**GIVEN REQUEST**
Reproduce exactly, with no pictures, each line from the opening of the material down through the line containing "const chart = echarts.init(document.getElementById('chart'));".

**DATA**
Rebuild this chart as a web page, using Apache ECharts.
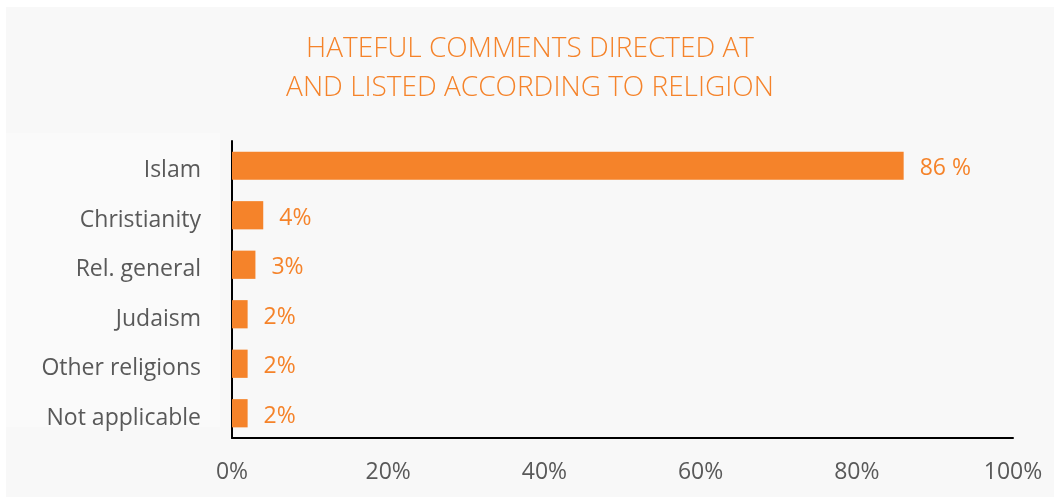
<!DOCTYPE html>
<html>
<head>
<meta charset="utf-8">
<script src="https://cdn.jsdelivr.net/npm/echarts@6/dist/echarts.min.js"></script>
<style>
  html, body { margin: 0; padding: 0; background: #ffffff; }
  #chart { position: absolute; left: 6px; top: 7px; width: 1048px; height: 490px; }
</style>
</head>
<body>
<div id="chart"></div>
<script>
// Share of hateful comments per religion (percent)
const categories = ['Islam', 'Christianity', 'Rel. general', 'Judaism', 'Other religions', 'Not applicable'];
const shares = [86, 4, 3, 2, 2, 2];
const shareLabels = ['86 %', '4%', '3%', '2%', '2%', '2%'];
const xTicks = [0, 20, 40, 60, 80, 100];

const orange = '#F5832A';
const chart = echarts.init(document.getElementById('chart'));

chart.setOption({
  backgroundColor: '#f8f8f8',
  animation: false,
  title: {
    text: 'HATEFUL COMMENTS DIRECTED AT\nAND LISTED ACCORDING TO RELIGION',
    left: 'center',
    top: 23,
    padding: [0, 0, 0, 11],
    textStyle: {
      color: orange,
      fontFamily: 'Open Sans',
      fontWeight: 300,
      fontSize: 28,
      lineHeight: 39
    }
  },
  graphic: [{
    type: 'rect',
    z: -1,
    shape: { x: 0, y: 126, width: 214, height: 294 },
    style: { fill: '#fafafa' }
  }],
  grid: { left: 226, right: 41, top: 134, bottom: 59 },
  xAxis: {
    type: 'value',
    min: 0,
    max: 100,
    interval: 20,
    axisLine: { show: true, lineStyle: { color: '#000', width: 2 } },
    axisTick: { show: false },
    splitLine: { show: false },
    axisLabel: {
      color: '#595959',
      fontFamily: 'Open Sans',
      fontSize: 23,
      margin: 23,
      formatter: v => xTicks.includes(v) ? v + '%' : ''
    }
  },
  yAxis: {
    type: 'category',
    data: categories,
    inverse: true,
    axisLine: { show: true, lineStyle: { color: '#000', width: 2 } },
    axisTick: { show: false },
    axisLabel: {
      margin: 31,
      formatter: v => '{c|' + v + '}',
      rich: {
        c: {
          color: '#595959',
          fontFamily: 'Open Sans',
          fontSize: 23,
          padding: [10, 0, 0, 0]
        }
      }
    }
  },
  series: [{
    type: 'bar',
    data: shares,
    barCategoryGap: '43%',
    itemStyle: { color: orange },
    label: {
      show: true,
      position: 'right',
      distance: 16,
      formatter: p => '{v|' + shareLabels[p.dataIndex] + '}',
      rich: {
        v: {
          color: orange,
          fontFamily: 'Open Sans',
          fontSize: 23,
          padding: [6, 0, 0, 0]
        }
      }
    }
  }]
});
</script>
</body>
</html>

**SOLUTION TO THIS EXERCISE**
Rebuild this chart as a web page, using Apache ECharts.
<!DOCTYPE html>
<html>
<head>
<meta charset="utf-8">
<script src="https://cdn.jsdelivr.net/npm/echarts@6/dist/echarts.min.js"></script>
<style>
  html, body { margin: 0; padding: 0; background: #ffffff; }
  #chart { position: absolute; left: 6px; top: 7px; width: 1048px; height: 490px; }
</style>
</head>
<body>
<div id="chart"></div>
<script>
// Share of hateful comments per religion (percent)
const categories = ['Islam', 'Christianity', 'Rel. general', 'Judaism', 'Other religions', 'Not applicable'];
const shares = [86, 4, 3, 2, 2, 2];
const shareLabels = ['86 %', '4%', '3%', '2%', '2%', '2%'];
const xTicks = [0, 20, 40, 60, 80, 100];

const orange = '#F5832A';
const chart = echarts.init(document.getElementById('chart'));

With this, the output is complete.